» Provided information:
****
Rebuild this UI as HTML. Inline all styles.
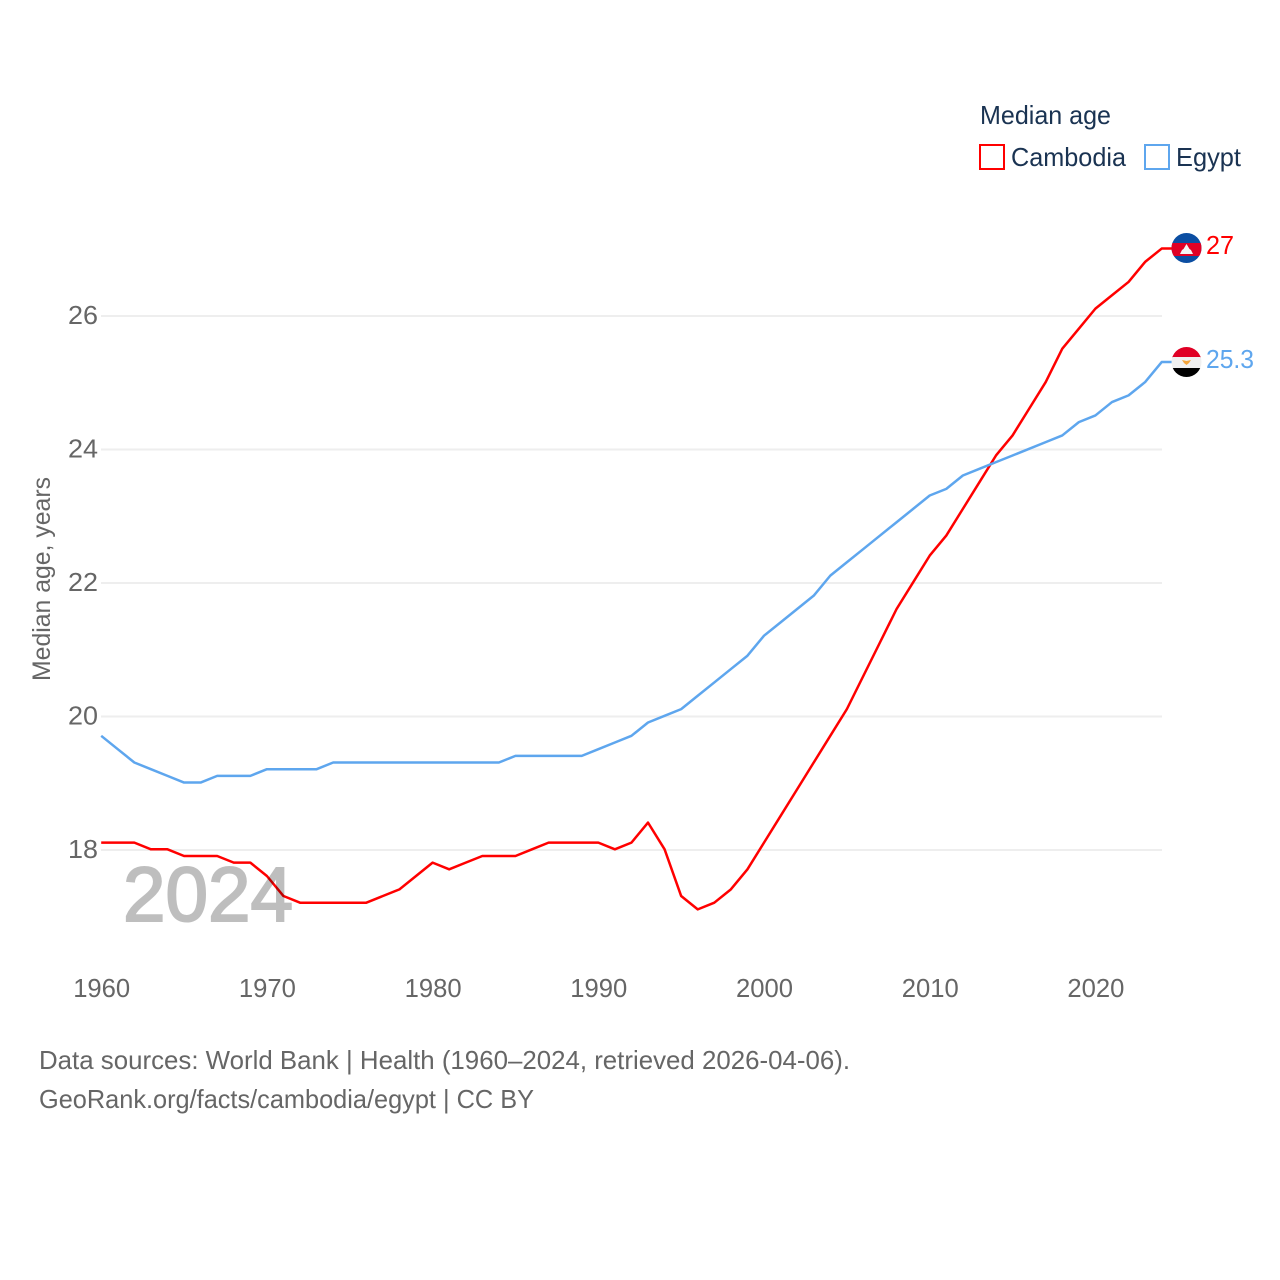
****
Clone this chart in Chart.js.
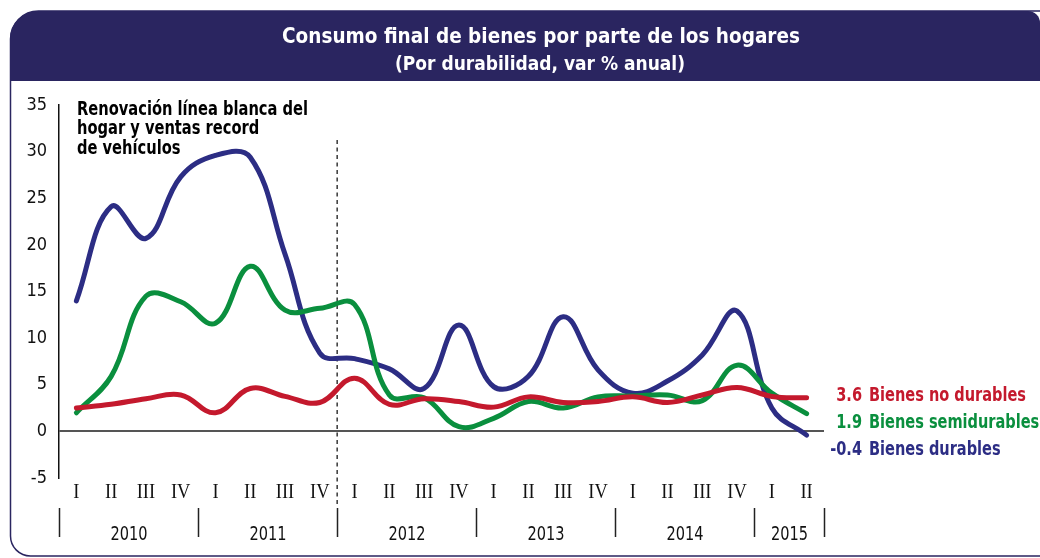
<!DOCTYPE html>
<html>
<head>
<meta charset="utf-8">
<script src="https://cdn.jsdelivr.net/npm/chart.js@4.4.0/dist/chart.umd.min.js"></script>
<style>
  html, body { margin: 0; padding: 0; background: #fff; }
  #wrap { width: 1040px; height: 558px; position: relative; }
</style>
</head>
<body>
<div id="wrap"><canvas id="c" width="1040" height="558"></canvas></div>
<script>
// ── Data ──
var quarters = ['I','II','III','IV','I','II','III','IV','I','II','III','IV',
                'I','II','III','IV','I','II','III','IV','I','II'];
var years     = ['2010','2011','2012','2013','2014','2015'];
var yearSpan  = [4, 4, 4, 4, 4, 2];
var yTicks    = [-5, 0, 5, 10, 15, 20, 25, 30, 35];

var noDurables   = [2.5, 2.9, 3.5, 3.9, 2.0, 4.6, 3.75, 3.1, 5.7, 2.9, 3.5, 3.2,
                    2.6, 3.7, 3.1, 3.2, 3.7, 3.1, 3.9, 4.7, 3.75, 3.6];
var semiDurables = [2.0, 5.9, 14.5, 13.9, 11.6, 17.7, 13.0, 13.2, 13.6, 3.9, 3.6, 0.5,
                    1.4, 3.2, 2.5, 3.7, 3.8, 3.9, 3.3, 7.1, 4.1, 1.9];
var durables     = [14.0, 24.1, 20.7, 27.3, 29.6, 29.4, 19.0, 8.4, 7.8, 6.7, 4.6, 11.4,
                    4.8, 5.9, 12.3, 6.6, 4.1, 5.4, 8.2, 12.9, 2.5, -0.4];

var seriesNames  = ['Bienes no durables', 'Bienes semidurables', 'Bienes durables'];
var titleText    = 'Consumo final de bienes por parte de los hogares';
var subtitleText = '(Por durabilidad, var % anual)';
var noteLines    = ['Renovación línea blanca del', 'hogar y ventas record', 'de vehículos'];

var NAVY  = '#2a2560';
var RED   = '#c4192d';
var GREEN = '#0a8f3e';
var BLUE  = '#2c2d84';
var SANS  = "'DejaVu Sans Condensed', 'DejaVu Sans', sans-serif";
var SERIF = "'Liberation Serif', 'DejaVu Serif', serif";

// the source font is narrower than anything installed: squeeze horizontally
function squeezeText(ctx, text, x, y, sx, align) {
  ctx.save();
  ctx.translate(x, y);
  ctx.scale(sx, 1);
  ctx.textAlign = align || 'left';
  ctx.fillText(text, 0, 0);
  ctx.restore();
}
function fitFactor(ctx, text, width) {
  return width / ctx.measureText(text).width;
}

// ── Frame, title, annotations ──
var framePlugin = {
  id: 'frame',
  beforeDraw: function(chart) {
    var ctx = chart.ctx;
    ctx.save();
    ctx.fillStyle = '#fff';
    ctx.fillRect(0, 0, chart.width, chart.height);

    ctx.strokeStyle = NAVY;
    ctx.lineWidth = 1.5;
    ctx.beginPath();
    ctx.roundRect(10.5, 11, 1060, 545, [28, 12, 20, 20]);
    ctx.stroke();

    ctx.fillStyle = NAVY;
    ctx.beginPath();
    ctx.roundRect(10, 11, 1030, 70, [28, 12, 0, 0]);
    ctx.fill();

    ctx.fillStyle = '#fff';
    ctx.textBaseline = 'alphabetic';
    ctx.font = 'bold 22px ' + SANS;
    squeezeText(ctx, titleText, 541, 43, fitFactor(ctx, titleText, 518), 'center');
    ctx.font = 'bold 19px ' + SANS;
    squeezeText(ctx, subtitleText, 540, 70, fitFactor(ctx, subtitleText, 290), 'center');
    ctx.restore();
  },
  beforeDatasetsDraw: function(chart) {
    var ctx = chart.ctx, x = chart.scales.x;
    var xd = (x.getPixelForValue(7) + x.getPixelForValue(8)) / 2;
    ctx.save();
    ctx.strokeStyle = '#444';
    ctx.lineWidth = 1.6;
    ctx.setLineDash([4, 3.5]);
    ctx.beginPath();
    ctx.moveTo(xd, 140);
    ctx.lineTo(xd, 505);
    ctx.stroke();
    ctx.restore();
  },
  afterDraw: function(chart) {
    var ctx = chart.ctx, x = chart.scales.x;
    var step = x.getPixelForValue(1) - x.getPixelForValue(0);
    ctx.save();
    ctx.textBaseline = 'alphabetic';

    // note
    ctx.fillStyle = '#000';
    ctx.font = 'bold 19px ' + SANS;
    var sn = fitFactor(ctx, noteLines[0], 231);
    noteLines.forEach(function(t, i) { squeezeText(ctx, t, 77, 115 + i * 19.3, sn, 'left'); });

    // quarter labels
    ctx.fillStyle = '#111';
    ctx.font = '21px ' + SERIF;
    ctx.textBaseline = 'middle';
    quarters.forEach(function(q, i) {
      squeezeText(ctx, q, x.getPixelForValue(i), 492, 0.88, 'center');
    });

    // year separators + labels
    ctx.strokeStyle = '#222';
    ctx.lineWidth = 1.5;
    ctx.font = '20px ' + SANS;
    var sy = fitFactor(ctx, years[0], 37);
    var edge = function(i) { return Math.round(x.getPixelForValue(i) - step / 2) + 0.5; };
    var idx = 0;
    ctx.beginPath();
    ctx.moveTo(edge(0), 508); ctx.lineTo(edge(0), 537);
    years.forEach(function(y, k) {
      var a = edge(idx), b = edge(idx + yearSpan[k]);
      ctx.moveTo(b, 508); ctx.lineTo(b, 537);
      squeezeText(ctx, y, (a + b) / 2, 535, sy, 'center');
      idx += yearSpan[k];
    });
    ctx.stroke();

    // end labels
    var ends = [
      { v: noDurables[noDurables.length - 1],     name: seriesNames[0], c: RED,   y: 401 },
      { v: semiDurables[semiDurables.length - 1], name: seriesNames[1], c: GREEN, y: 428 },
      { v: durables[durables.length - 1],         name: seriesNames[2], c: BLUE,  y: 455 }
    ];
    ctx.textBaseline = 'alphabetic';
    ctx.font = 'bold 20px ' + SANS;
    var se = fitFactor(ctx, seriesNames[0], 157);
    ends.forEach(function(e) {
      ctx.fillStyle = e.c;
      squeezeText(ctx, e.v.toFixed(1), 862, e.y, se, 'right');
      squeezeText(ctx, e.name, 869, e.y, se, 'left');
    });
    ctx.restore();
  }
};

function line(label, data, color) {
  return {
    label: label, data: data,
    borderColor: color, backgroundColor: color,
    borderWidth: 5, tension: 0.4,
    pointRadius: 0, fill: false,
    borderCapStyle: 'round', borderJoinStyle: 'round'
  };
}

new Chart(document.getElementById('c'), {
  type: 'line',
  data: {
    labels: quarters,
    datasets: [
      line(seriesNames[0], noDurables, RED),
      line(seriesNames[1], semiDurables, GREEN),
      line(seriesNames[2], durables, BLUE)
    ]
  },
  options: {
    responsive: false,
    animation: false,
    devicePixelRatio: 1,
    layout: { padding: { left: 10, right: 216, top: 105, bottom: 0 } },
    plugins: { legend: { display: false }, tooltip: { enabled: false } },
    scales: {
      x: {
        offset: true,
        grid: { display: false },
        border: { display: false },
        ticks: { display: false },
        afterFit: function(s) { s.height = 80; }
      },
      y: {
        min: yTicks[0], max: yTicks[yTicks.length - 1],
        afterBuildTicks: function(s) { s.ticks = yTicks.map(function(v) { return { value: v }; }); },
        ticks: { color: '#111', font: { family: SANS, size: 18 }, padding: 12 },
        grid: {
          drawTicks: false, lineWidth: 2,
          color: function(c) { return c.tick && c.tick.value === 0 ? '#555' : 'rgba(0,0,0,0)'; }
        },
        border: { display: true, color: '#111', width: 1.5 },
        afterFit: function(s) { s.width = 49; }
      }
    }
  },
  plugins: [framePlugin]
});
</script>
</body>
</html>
****
» Do this:
Above are some records; quote exactly and only the lines that begin at the line containing "Clone this chart in Chart.js." and stop after the line containing "record', 'de vehículos'];", leaving out the pictures.

» Reply to the exercise:
Clone this chart in Chart.js.
<!DOCTYPE html>
<html>
<head>
<meta charset="utf-8">
<script src="https://cdn.jsdelivr.net/npm/chart.js@4.4.0/dist/chart.umd.min.js"></script>
<style>
  html, body { margin: 0; padding: 0; background: #fff; }
  #wrap { width: 1040px; height: 558px; position: relative; }
</style>
</head>
<body>
<div id="wrap"><canvas id="c" width="1040" height="558"></canvas></div>
<script>
// ── Data ──
var quarters = ['I','II','III','IV','I','II','III','IV','I','II','III','IV',
                'I','II','III','IV','I','II','III','IV','I','II'];
var years     = ['2010','2011','2012','2013','2014','2015'];
var yearSpan  = [4, 4, 4, 4, 4, 2];
var yTicks    = [-5, 0, 5, 10, 15, 20, 25, 30, 35];

var noDurables   = [2.5, 2.9, 3.5, 3.9, 2.0, 4.6, 3.75, 3.1, 5.7, 2.9, 3.5, 3.2,
                    2.6, 3.7, 3.1, 3.2, 3.7, 3.1, 3.9, 4.7, 3.75, 3.6];
var semiDurables = [2.0, 5.9, 14.5, 13.9, 11.6, 17.7, 13.0, 13.2, 13.6, 3.9, 3.6, 0.5,
                    1.4, 3.2, 2.5, 3.7, 3.8, 3.9, 3.3, 7.1, 4.1, 1.9];
var durables     = [14.0, 24.1, 20.7, 27.3, 29.6, 29.4, 19.0, 8.4, 7.8, 6.7, 4.6, 11.4,
                    4.8, 5.9, 12.3, 6.6, 4.1, 5.4, 8.2, 12.9, 2.5, -0.4];

var seriesNames  = ['Bienes no durables', 'Bienes semidurables', 'Bienes durables'];
var titleText    = 'Consumo final de bienes por parte de los hogares';
var subtitleText = '(Por durabilidad, var % anual)';
var noteLines    = ['Renovación línea blanca del', 'hogar y ventas record', 'de vehículos'];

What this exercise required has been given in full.